The process of UBV photometry involves using light sensitive devices (such as film or CCD cameras) and aiming a telescope at a star to measure the intensity of light that passes through each of the filters individually. This procedure gives three apparent brightnesses or fluxes (amount of energy per cm2 per second) designated by Fu, Fb, and Fv. The ratio of fluxes Fu/Fb and Fb/Fv is a quantitative measure of the star's "color", and these ratios can be used to establish a temperature scale for stars. Generally speaking, the larger the Fu/Fb and Fb/Fv ratios of a star, the hotter its surface temperature.
For example, the star Bellatrix in Orion has Fb/Fv = 1.22, indicating that it is brighter through the B filter than through the V filter. furthermore, its Fu/Fb ratio is 2.22, so it is brightest through the U filter. This indicates that the star must be very hot indeed, since the position of its spectral peak must be somewhere in the range of the U filter, or at an even shorter wavelength. The surface temperature of Bellatrix (as determined from comparing its spectrum to detailed models that account for its absorption lines) is about 25,000 Kelvin.

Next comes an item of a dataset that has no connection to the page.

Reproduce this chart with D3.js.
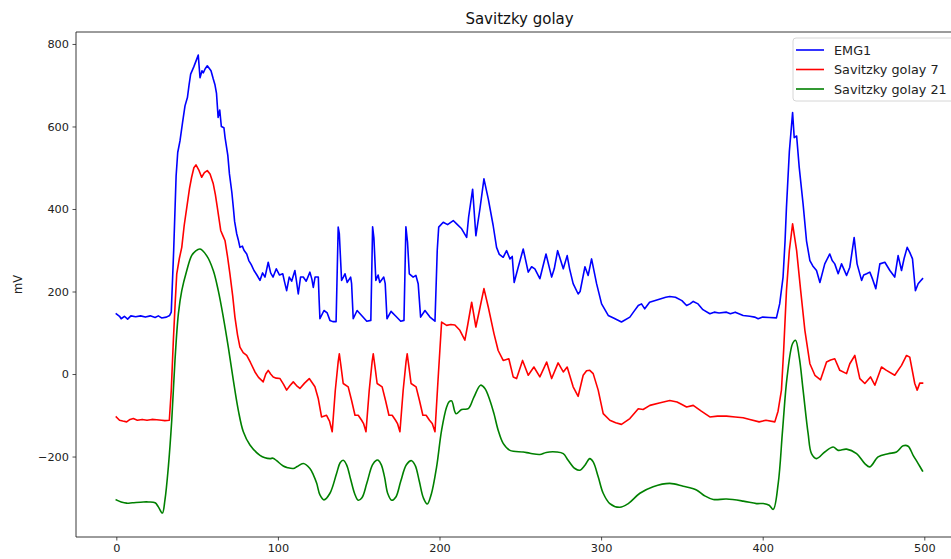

We can repeat this analysis for the star Betelgeuse. Its Fb/Fv and Fu/Fb ratios are 0.15 and 0.18, respectively, so it is brightest in V and dimmest in U. So, the spectral peak of Betelgeuse must be somewhere in the range of the V filter, or at an even longer wavelength. The surface temperature of Betelgeuse is only 2,400 Kelvin.
Astronomers prefer to express star colors in terms of a difference in magnitudes, rather than a ratio of fluxes. Therefore, going back to blue Bellatrix we have a color index equal to
B - V = -2.5 log (Fb/Fv) = -2.5 log (1.22) = -0.22,
Similarly, the color index for red Betelgeuse is
B - V = -2.5 log (Fb/Fv) = -2.5 log (0.18) = 1.85
The color indices, like the magnitude scale, run backward. Hot and blue stars have smaller and negative values of B-V than the cooler and redder stars.
An Astronomer can then use the color indices for a star, after correcting for reddening and interstellar extinction, to obtain an accurate temperature of that star. The relationship between B-V and temperature is illustrated in Figure 2.
The Sun with surface temperature of 5,800 K has a B-V index of 0.62.